Thermal properties and adhesion strength of modified soybean storage proteins

Soy proteins have shown great potential for adhesive and resin applications. This investigation characterized the thermal and adhesive properties of the major soy protein components conglycinin (7S) and glycinin (11S) after chemical modification. These globulins were extracted from defatted soy flour, then modified with either sodium hydroxide, sodium dodecyl sulfate (SDS), or urea. Modified 7S, 11S, and mixtures of 7S and 11S at varying ratios were evaluated for gluing strength with cherry veneer plywood and for thermal denaturation using DSC. Adhesive strength and water resistance were significantly improved for all proteins modified with sodium hydroxide.

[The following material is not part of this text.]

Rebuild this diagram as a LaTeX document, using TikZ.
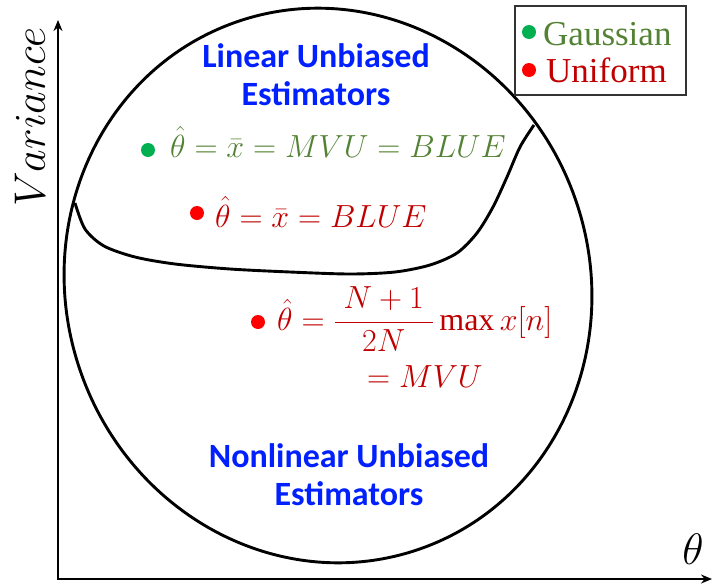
\RequirePackage{fix-cm}
\documentclass[tikz,border=0pt]{standalone}
\usepackage{amsmath}
\usepackage{fontspec}
\setmainfont{Liberation Serif}
\newfontfamily\calib{Carlito}
\usetikzlibrary{arrows.meta}
\definecolor{gtext}{RGB}{84,130,53}
\definecolor{gdot}{RGB}{0,176,80}
\definecolor{rtext}{RGB}{192,0,0}
\definecolor{rdot}{RGB}{255,0,0}
\definecolor{btext}{RGB}{0,32,255}
\begin{document}
\begin{tikzpicture}[x=1pt,y=-1pt,
  axisline/.style={line width=2.8pt, {Stealth[length=11pt,width=9pt]}-{Stealth[length=11pt,width=9pt]}},
  curveline/.style={line width=2.9pt},
  bulletdot/.style={circle, inner sep=0pt, minimum size=14pt},
  legtext/.style={inner sep=0pt, font=\fontsize{35}{40}\selectfont},
  mathtext/.style={inner sep=0pt, font=\fontsize{32}{38}\selectfont},
  bluetext/.style={inner sep=0pt, text=btext, font=\calib\bfseries\fontsize{34}{38}\selectfont},
  axlabel/.style={inner sep=0pt, font=\fontsize{44}{50}\selectfont}]
\useasboundingbox (0,0) rectangle (713,584);
% axes
\coordinate (O) at (58,579);
\coordinate (Ytip) at (58,20);
\coordinate (Xtip) at (712,579);
\draw[axisline] (Ytip) -- (O) -- (Xtip);
\node[axlabel, rotate=90, anchor=base] (vlab) at (45,117) {$Variance$};
\node[axlabel, anchor=base] (tlab) at (693,564) {$\theta$};
% big ellipse
\draw[curveline, rotate around={19:(328,285.5)}] (328,285.5) ellipse [x radius=262pt, y radius=279pt];
% inner dividing curve
\draw[curveline] plot[smooth, tension=0.5] coordinates {(75,203) (85,229) (104,246) (135,257) (175,264) (230,269) (290,272) (350,274) (395,272) (430,265) (457,253) (477,233) (493,207) (507,177) (520,147) (534,125)};
% legend
\draw[line width=1.2pt, draw=black!80] (515,6) rectangle (686,95);
\node[bulletdot, fill=gdot] (gd) at (529,32) {};
\node[legtext, text=gtext, anchor=base west] (gl) at (543,45) {Gaussian};
\node[bulletdot, fill=rdot] (rd) at (529,70) {};
\node[legtext, text=rtext, anchor=base west] (rl) at (546,82) {Uniform};
% blue labels
\node[bluetext, anchor=base] (lin1) at (316,67) {Linear Unbiased};
\node[bluetext, anchor=base] (lin2) at (316,105) {Estimators};
\node[bluetext, anchor=base] (non1) at (349,467) {Nonlinear Unbiased};
\node[bluetext, anchor=base] (non2) at (349,505) {Estimators};
% formulas
\node[bulletdot, fill=gdot] (b1) at (148,150) {};
\node[mathtext, text=gtext, anchor=base west] (f1) at (170,157) {$\hat{\theta} = \bar{x} = MVU = BLUE$};
\node[bulletdot, fill=rdot] (b2) at (197,213) {};
\node[mathtext, text=rtext, anchor=base west] (f2) at (215,227) {$\hat{\theta} = \bar{x} = BLUE$};
\node[bulletdot, fill=rdot] (b3) at (258,322) {};
\node[mathtext, text=rtext, anchor=base west] (f3) at (277,330) {$\hat{\theta} = \dfrac{\;N+1\;}{2N}\max x[n]$};
\node[mathtext, text=rtext, anchor=base west] (f4) at (367,387) {$= MVU$};
\end{tikzpicture}
\end{document}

Gluing strength and water resistance were improved for SDS- and urea-modified proteins containing greater portions of 7S globulins. The opposite behavior was observed for proteins containing large amounts of 11S globulins. DSC results showed that the temperatures of denaturation (T-d) decreased for the proteins modified with sodium hydroxide or urea, whereas the T-d values of proteins modified with SIDS were similar to the unmodified proteins. These results suggested that, at the concentrations studied, sodium hydroxide or urea could denature soybean protein more effectively than SDS, resulting in lower protein thermal stability. Soybean proteins with high ratios of 11S had more ordered structures, as evidenced by the high enthalpy values of protein denaturation observed in DSC measurements.